■ GOAL OF THE EXERCISE
Your task is to retype the lines from the opening of the material through the line that includes "yticks = [0, 10, 20, 30, 40, 50, 60, 70, 80]". Do not copy the pictures.
* * * * *
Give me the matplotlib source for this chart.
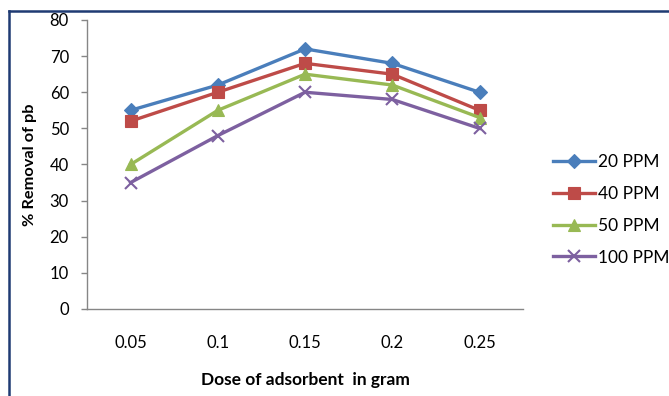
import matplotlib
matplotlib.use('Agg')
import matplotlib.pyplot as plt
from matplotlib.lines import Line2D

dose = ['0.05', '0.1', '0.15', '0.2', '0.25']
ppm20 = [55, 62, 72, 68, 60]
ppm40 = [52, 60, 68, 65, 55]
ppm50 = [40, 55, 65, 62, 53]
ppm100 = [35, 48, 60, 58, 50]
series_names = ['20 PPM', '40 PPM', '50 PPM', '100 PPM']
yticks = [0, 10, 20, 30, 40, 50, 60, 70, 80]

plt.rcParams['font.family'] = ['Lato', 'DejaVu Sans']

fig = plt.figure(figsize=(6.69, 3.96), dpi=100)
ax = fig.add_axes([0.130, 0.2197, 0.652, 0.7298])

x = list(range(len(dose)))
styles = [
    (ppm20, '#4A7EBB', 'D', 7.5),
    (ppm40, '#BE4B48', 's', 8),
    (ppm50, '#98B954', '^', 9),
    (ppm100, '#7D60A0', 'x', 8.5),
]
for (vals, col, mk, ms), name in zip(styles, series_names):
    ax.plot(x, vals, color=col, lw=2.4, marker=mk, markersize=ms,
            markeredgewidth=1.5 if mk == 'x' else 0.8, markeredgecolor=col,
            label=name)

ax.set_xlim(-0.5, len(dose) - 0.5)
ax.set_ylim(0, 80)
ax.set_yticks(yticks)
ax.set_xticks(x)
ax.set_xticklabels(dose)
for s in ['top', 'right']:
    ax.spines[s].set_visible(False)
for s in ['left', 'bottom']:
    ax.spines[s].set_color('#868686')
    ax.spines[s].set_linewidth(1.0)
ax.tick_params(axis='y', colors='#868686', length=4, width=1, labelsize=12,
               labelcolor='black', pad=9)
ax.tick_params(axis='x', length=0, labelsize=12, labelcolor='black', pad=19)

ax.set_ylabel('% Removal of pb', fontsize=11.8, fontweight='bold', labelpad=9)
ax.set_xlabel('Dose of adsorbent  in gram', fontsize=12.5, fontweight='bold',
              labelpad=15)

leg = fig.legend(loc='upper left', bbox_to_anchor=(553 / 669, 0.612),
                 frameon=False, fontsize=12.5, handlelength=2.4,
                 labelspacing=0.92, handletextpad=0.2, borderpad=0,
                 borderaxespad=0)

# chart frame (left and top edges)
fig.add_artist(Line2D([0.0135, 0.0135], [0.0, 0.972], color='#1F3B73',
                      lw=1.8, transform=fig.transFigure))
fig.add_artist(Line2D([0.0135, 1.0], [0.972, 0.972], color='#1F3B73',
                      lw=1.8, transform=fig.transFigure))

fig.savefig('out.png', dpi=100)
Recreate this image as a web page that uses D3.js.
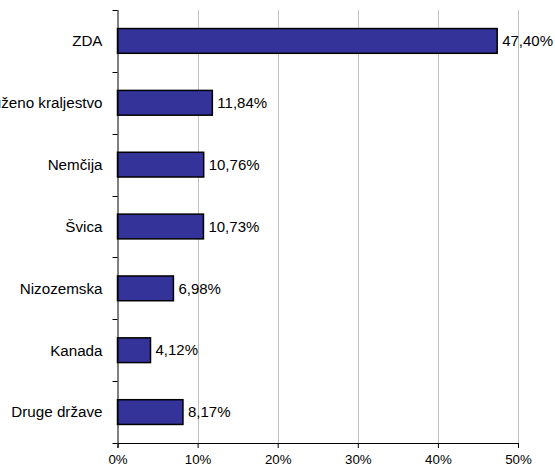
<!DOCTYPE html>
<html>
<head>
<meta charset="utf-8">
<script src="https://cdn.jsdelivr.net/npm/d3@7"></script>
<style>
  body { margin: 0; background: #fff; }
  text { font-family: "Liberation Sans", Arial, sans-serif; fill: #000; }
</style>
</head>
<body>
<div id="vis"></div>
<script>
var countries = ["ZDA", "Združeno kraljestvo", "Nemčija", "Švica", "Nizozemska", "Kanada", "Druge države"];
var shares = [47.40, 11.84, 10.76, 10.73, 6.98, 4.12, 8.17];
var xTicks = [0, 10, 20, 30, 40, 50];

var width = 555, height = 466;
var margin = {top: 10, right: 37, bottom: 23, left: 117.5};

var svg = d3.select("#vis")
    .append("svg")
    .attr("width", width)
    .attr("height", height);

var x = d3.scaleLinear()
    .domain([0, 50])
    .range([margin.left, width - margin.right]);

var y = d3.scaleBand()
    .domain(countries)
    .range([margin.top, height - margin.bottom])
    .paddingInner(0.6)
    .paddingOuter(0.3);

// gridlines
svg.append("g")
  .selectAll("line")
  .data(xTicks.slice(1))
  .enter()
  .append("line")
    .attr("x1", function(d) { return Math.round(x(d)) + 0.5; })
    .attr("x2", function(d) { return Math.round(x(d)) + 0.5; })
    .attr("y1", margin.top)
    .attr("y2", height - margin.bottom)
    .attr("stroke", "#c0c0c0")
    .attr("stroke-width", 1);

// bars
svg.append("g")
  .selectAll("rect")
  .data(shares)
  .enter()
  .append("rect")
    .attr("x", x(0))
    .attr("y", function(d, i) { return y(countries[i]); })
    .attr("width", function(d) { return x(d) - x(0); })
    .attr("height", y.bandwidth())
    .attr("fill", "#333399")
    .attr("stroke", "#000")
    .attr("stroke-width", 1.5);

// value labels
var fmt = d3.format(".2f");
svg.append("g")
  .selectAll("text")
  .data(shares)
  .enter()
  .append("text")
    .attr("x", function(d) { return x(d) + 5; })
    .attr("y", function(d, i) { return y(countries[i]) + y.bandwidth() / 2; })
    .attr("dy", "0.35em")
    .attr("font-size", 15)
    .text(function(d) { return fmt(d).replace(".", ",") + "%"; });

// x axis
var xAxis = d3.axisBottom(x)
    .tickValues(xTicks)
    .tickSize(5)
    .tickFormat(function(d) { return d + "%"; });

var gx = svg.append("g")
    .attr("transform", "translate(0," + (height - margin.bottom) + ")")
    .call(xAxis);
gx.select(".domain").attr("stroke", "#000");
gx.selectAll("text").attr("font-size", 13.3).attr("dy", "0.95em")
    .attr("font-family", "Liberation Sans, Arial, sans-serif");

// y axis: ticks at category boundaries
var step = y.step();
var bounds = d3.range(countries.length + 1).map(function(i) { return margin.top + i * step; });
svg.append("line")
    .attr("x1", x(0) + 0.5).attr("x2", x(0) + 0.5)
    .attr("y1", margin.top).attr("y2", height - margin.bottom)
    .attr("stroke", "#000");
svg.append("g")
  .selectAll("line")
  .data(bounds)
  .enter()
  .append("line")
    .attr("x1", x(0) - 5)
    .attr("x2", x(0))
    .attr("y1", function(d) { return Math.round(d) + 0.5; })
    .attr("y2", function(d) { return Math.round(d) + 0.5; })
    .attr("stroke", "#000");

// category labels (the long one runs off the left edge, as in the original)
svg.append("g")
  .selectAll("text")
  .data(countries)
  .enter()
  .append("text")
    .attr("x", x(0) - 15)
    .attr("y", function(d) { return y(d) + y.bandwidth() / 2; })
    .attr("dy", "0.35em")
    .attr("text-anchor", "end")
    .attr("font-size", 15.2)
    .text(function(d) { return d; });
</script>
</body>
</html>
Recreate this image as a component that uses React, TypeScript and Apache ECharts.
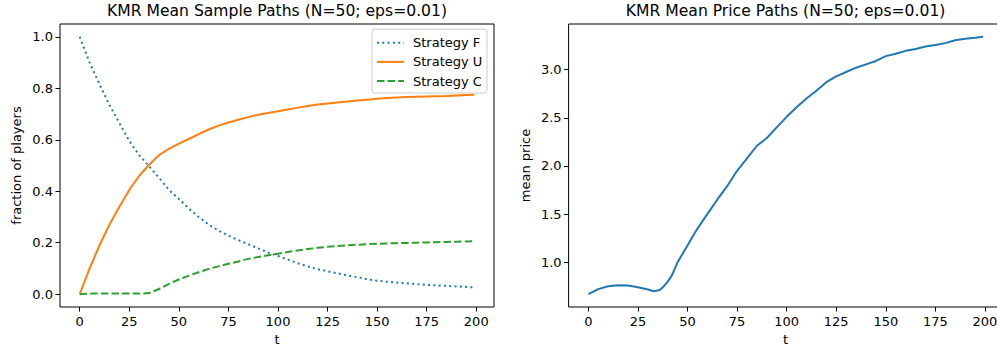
* * * * *
■ ANSWER TO THIS EXERCISE
Give me the matplotlib source for this chart.
import matplotlib
matplotlib.use('Agg')
import matplotlib.pyplot as plt
from matplotlib.lines import Line2D

dose = ['0.05', '0.1', '0.15', '0.2', '0.25']
ppm20 = [55, 62, 72, 68, 60]
ppm40 = [52, 60, 68, 65, 55]
ppm50 = [40, 55, 65, 62, 53]
ppm100 = [35, 48, 60, 58, 50]
series_names = ['20 PPM', '40 PPM', '50 PPM', '100 PPM']
yticks = [0, 10, 20, 30, 40, 50, 60, 70, 80]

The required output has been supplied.